# Easy Alligator Hunt



## Farm Club (Aug 9, 2017)

We have a gator that is about 5 to 6 feet long in a probably 1/2 acre pond that needs to go. We are in zone 8. This gator has become rather aggressive. I would like to offer the opportunity for someone to use their tag on this gator. I would like for a special needs child or a child with a terminal disease to be able to participate in the hunt. We have talked about contacting DNR about removing this gator but if a child could take this gator I think it would be great. It would be easy to just shoot this gator but that would be against the law. My son and I have been drawn for 2 hunts over the last 7 years and harvested 2 gators. We did not get a tag this year. If you have a child that could participate let me know.


----------



## 61BelAir (Aug 25, 2017)

Awfully nice of you.   Please post  up with the rest of the story and pictures.  
One of the gators we fish near starting acting more aggressive and curious awhile back.  We fish from kayaks.  Normally we just fish like they aren't there besides getting our fish in quicker and not using a stringer.  This particular one ended up grabbing a lure late one night and getting hooked good.  I sure was disappointed when I realized it wasn't a huge bass.  It took awhile to get him loose (lure broke in half) but since then it's really kept it's distance.  Usually even heading the other way when we are there.  
We are fishing a much larger place.  I guess one in a 1/2 acre pond is a little different.


----------



## Farm Club (Sep 4, 2017)

Belair sorry about the late reply.
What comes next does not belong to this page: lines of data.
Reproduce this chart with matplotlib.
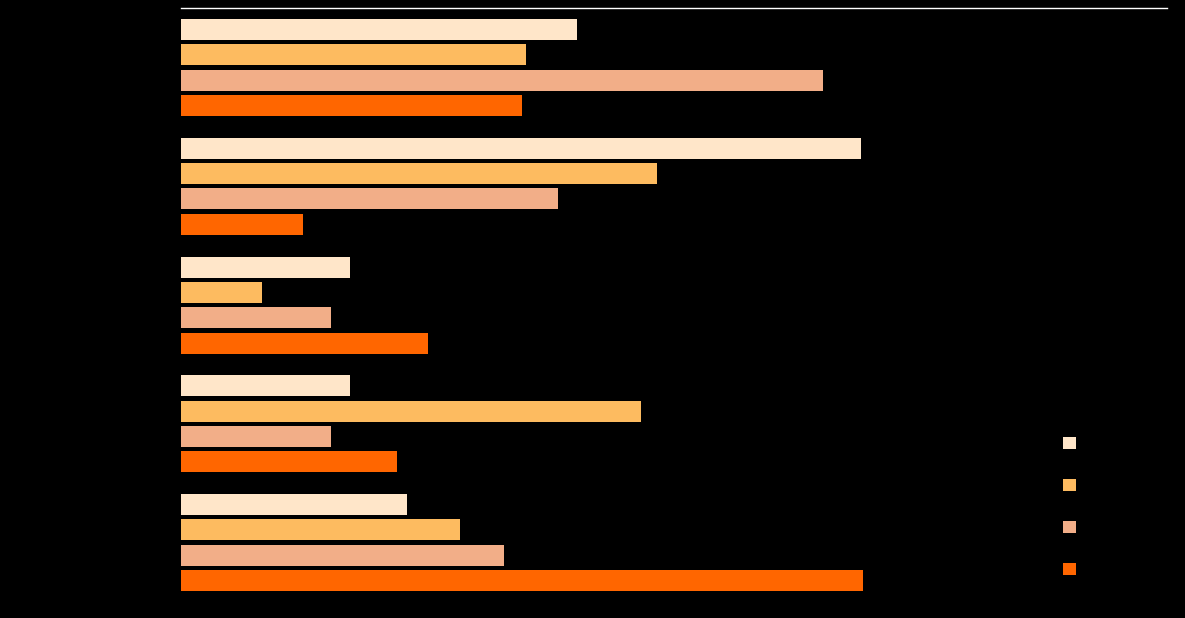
import matplotlib
matplotlib.use("Agg")
import matplotlib.pyplot as plt
import numpy as np

# Data (axis 0-100)
groups = ["Group 1", "Group 2", "Group 3", "Group 4", "Group 5"]
series_names = ["Series 1", "Series 2", "Series 3", "Series 4"]
series_1 = [40.2, 69.0, 17.1, 17.1, 22.9]
series_2 = [35.0, 48.3, 8.2, 46.7, 28.3]
series_3 = [65.1, 38.2, 15.2, 15.2, 32.8]
series_4 = [34.6, 12.4, 25.1, 21.9, 69.2]
colors = ["#FFE6C9", "#FDBB60", "#F2AE88", "#FF6600"]

fig = plt.figure(figsize=(11.85, 6.18), dpi=100, facecolor="black")
ax = fig.add_axes([181 / 1185, 1 - 595 / 618, 986 / 1185, 587 / 618])
ax.set_facecolor("black")

group_gap = 4.69
base = np.arange(len(groups)) * group_gap
all_series = [series_1, series_2, series_3, series_4]
for j, (vals, name, c) in enumerate(zip(all_series, series_names, colors)):
    ax.barh(base + j, vals, height=0.83, color=c, label=name)

ax.set_xlim(0, 100)
ax.set_ylim(base[-1] + 3 + 0.57, -0.85)
ax.set_yticks(base + 1.5)
ax.set_yticklabels(groups, color="black")
ax.tick_params(colors="black", length=0)
ax.set_xticks([])
for s in ["left", "right", "bottom"]:
    ax.spines[s].set_visible(False)
ax.spines["top"].set_color("white")
ax.spines["top"].set_linewidth(1)

leg = fig.legend(loc="upper left", bbox_to_anchor=(1058 / 1185, 1 - 432 / 618),
                 frameon=False, fontsize=9.4, handlelength=1, handleheight=1,
                 labelspacing=2.2, handletextpad=0.6, borderaxespad=0)
for t in leg.get_texts():
    t.set_color("black")

fig.savefig("out.png", dpi=100, facecolor="black")
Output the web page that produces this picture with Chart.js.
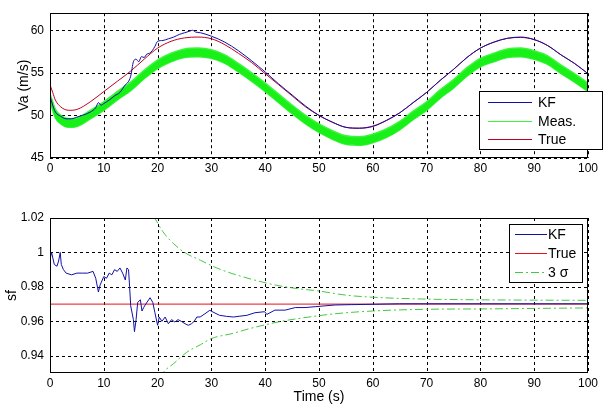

My Father inlaw owns the pond and he has been feeding this gator fish and scraps for about 3 years . One day the gator charged up the bank at him and luckly he got back in his golf cart. He is 84 and it has us worried that this gator has gotten so aggressive. A women was killed here locally a couple of years back in a pretty upscale community by a gator in a retention pond. Not to many have commented on this post. If you have a zone 8 tag and it gets close to the end of the season and you want to fill that tag let me know.


----------



## Totaloutdoorsman (Sep 29, 2017)

I’ve got at Zone 8 tag that I need to fill. Where is the pond at?  I’d be happy to take the gator off your hands for you.


----------



## ben300win (Sep 30, 2017)

Michael on here is a guide for zone 8. He might have a client that has an unfilled tag.


----------



## Farm Club (Oct 1, 2017)

Im sorry about the late reply, I had family down for the weekend and did not check the forum. Maybe next year.


----------



## groundhawg (Oct 2, 2017)

Farm Club said:


> Im sorry about the late reply, I had family down for the weekend and did not check the forum. Maybe next year.



You made a very great and generous offer.  I hope someone will be able to take advantage of it next year.  Thank you.


----------



## lampern (Oct 6, 2017)

If that gator really is aggressive you need to get rid of it now


----------